- February 12, 2007
- Posted by: admin
- Category: General
Statement by HCI in response to Articles Appearing in Business Report on 11th and 12th February 2007
1. HCI released an announcement on SENS on 18 January 2007 advising that the Mpumalanga Gambling Board (MGB) had refused HCI’s application for approval of its acquisition of a 50% stake in Fabcos Investment Holdings (FIH). In that release HCI stated its intention to take legal steps to protect the company’s interests. This still remains HCI’s intention and its point of view on the matter will then be fully set out.
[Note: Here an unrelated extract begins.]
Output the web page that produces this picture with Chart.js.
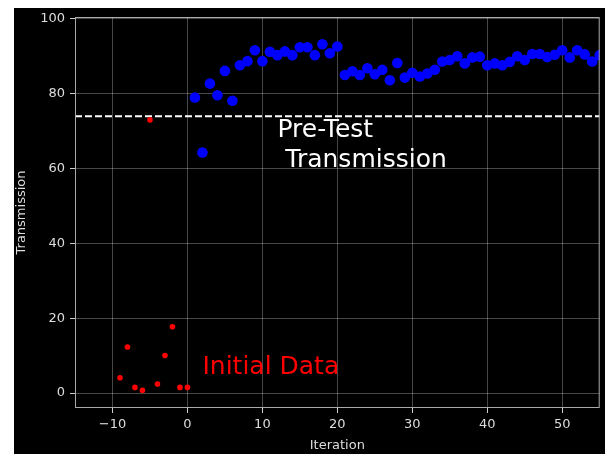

2. The letter concerned from the MGB does not state the facts or findings of fact that lead it to the conclusions at which it arrived. Defending oneself against the letter is, in the circumstances, virtually impossible. For this reason, HCI has filed with the MGB a request for the factual findings and conclusions drawn there-from, but to date has not received further advice from the Board.
3. Nafhold has consistently objected to the applications that HCI has lodged with the various relevant Gaming Boards. The MGB copied the objector Nafhold with its letter. The letter was released to the Business Report shortly in advance of a discussion by the Nafhold Board on HCI’s offer to Nafhold shareholders. We believe the release should be understood in the context of efforts by certain Nafhold representatives to resist that offer.
4. We believe HCI was entitled to be protected by the MGB from its correspondence being prematurely released to the public and that the failure of the MGB to caution Nafhold in this regard has been highly prejudicial to HCI and its shareholders. HCI has been placed in a position where it must either debate the merits of its legal proceedings in the press without even having certainty of the case it has to meet or be damned by its silence on the most scurrilous headlines appearing in the business press.
5. In general, the issues in the letter from the MGB correspond to the points of opposition raised by Nafhold before all the relevant Gaming Boards over the last eighteen months. While point 2 above remains central, it does appear that the MGB is in agreement with these objections and on that assumption we make the following general and broad response:
5.1 Nafhold’s objections were considered by two other regional Gaming Boards in KwaZulu-Natal and the Eastern Cape who both approved the HCI application. 5.2 To the best of our knowledge, there are no new facts or allegations that surfaced before the MGB and some issues, for example relating to “manipulation of BEE credentials” and “misrepresentation or omissions of important information”, appear to relate to an entirely different transaction arising from HCI’s efforts to stop Johnnic’s use of HCI’s BEE status in Johnnic some 18 months ago and the wording chosen in a letter in relation thereto submitted by our attorneys to the MGB in June 2005.
5.3 We note that HCI’s 25% shareholding in Johnnic satisfied the MGB that Johnnic was sufficiently empowered to acquire the other 50% of FIH, and we believe that HCI itself will be found to be so in due course.
5.4 We are confident that a court of review will find the fact that the Minister of Defence held 1000 HCI shares until the matter was drawn to his attention whereupon he disposed of them, an inadequate reason for debarring HCI’s application.
5.5 Issues surrounding Nafhold’s erroneous belief that it was entitled to a dividend instead of TIH paying off its debt to ABSA will, in our view, in due course also be found to be an inappropriate criterion for adjudicating HCI negatively.
6. While HCI is most concerned about misrepresentations of our actions and credentials in the recent press, we have been advised that it is inappropriate to comment further ahead of legal proceedings.